Aleksey Antonyuk

Personal information
- Full name: Aleksey Valeryevich Antonyuk
- Date of birth: 28 April 1984 (age 40)
- Position(s): Goalkeeper

Team information
- Current team: Sabah (GK coach)

Senior career*
- Years: Team / Apps / (Gls)
- 2000–2001: Lada-2 Tolyatti
- 2003: NTTs Tolyatti
- 2004: FC Uslada Zhigulyovsk
- 2005: NTTs Tolyatti

Managerial career
- 2006: Krylia Sovetov-SOK (GK coach)
- 2009: Tolyatti (GK coach)
- 2010: Akademiya Tolyatti (GK coach)
- 2011–2013: Konoplyov football academy (GK coach)
- 2013–2014: Kuban Krasnodar (U19 GK coach)
- 2014–2016: Strogino Moscow (GK coach)
- 2017–2022: Krasnodar (GK coach)
- 2022–2024: Rodina Moscow (GK coach)
- 2024–: Sabah (GK coach)

= Aleksey Antonyuk =

Russian footballer and manager

Aleksey Valeryevich Antonyuk (Алексей Валерьевич Антонюк; born 28 April 1984) is a Russian football coach and a former player.
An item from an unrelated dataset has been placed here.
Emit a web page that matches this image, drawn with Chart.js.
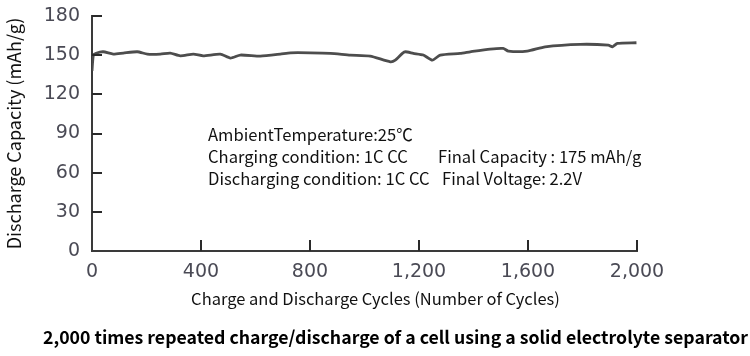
<!DOCTYPE html>
<html>
<head>
<meta charset="utf-8">
<script src="https://cdn.jsdelivr.net/npm/chart.js@4"></script>
<style>
  html, body { margin: 0; padding: 0; background: #fff; }
  #wrap { width: 750px; height: 356px; }
</style>
</head>
<body>
<div id="wrap"><canvas id="c" width="750" height="356"></canvas></div>
<script>
// ---- data ----
const cycles = [0, 5, 15, 41, 78, 115, 166, 203, 251, 287, 324, 372, 408, 471, 508, 544, 618, 691, 728, 801, 875, 948, 1021, 1095, 1113, 1139, 1150, 1179, 1216, 1249, 1278, 1351, 1388, 1461, 1509, 1528, 1597, 1663, 1792, 1895, 1910, 1928, 1998];
const capacity = [138, 150, 151.5, 152.6, 150.8, 151.6, 152.6, 150.8, 150.8, 151.6, 149.5, 150.8, 149.5, 150.8, 147.8, 150.1, 149.3, 150.8, 151.8, 151.8, 151.4, 150.1, 149.3, 144.9, 146.2, 151.4, 152.6, 151.4, 150.1, 146.2, 150.1, 151.4, 152.6, 154.7, 155.2, 153.1, 153.1, 156.4, 158.3, 157.7, 156.4, 159.0, 159.5];
const yTicks = [0, 30, 60, 90, 120, 150, 180];
const xTicks = [0, 400, 800, 1200, 1600, 2000];
const xTitle = 'Charge and Discharge Cycles (Number of Cycles)';
const yTitle = 'Discharge Capacity (mAh/g)';
const chartTitle = '2,000 times repeated charge/discharge of a cell using a solid electrolyte separator';
const noteLines = [
  ['AmbientTemperature:25\u2103', ''],
  ['Charging condition: 1C CC', 'Final Capacity : 175 mAh/g'],
  ['Discharging condition: 1C CC', 'Final Voltage: 2.2V']
];

const points = cycles.map((c, i) => ({ x: c, y: capacity[i] }));

const TEXT_FONT = '"Noto Sans CJK JP", "Noto Sans", sans-serif';
const TICK_FONT = '"DejaVu Sans", sans-serif';

const innerTicks = {
  id: 'innerTicks',
  afterDatasetsDraw(chart) {
    const { ctx, chartArea, scales } = chart;
    ctx.save();
    ctx.strokeStyle = '#2a2a2a';
    ctx.lineWidth = 2;
    ctx.beginPath();
    yTicks.forEach(v => {
      if (v === 0) return;
      const py = Math.round(scales.y.getPixelForValue(v));
      ctx.moveTo(chartArea.left, py);
      ctx.lineTo(chartArea.left + 10, py);
    });
    xTicks.forEach(v => {
      if (v === 0) return;
      const px = Math.round(scales.x.getPixelForValue(v));
      ctx.moveTo(px, chartArea.bottom);
      ctx.lineTo(px, chartArea.bottom - 11);
    });
    ctx.stroke();
    ctx.restore();
  }
};

const texts = {
  id: 'texts',
  afterDraw(chart) {
    const { ctx } = chart;
    ctx.save();
    ctx.fillStyle = '#111';
    ctx.font = '16.6px ' + TEXT_FONT;
    ctx.textBaseline = 'middle';
    ctx.textAlign = 'left';
    const rowsY = [135, 157, 179];
    const col2X = [0, 438, 442];
    noteLines.forEach((row, i) => {
      ctx.fillText(row[0], 208, rowsY[i]);
      if (row[1]) ctx.fillText(row[1], col2X[i], rowsY[i]);
    });
    // x-axis title
    ctx.textAlign = 'center';
    ctx.font = '16.5px ' + TEXT_FONT;
    ctx.fillText(xTitle, 375.5, 299);
    // chart title (below the axis title)
    ctx.fillStyle = '#000';
    ctx.font = 'bold 17.7px ' + TEXT_FONT;
    ctx.fillText(chartTitle, 395.5, 337);
    ctx.restore();
  }
};

new Chart(document.getElementById('c'), {
  type: 'line',
  data: {
    datasets: [{
      data: points,
      borderColor: '#4d4d4d',
      borderWidth: 2.8,
      pointRadius: 0,
      tension: 0.2,
      fill: false
    }]
  },
  options: {
    responsive: false,
    animation: false,
    devicePixelRatio: 1,
    layout: { padding: { left: 0, top: 16, right: 113, bottom: 28.6 } },
    plugins: {
      legend: { display: false },
      tooltip: { enabled: false },
      title: { display: false }
    },
    scales: {
      x: {
        type: 'linear',
        min: 0,
        max: 2000,
        afterFit(s) { s.height = 76.4; s.paddingLeft = 0; s.paddingRight = 0; },
        afterBuildTicks(s) { s.ticks = xTicks.map(v => ({ value: v })); },
        ticks: {
          callback: v => v.toLocaleString('en-US'),
          color: '#4a4a55',
          font: { family: TICK_FONT, size: 19, lineHeight: 1.2 },
          padding: 10,
          maxRotation: 0,
          autoSkip: false
        },
        grid: { display: false, drawTicks: false },
        border: { display: true, color: '#3a3a3a', width: 2 },
        title: { display: false }
      },
      y: {
        min: 0,
        max: 180,
        afterFit(s) { s.width = 92; s.paddingTop = 0; s.paddingBottom = 0; },
        afterBuildTicks(s) { s.ticks = yTicks.map(v => ({ value: v })); },
        ticks: {
          color: '#4a4a55',
          font: { family: TICK_FONT, size: 19, lineHeight: 1.2 },
          padding: 12
        },
        grid: { display: false, drawTicks: false },
        border: { display: true, color: '#3a3a3a', width: 2 },
        title: {
          display: true,
          text: yTitle,
          color: '#111',
          font: { family: TEXT_FONT, size: 18, lineHeight: 1.2 },
          padding: { top: 3, bottom: 0 }
        }
      }
    }
  },
  plugins: [innerTicks, texts]
});
</script>
</body>
</html>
He is the goalkeepers coach with Azerbaijani club Sabah.

==Coaching career==
Following a short playing career at amateur levels, Antonyuk became a goalkeeping coach. On 10 January 2017, Antonyuk was hired by Russian Premier League club FC Krasnodar. On 2 March 2022, he was appointed caretaker manager of Krasnodar, following the resignation of Daniel Farke and his assistants. Before the Krasnodar game against FC Ural Yekaterinburg, Aleksandr Storozhuk was registered with the league as the caretaker.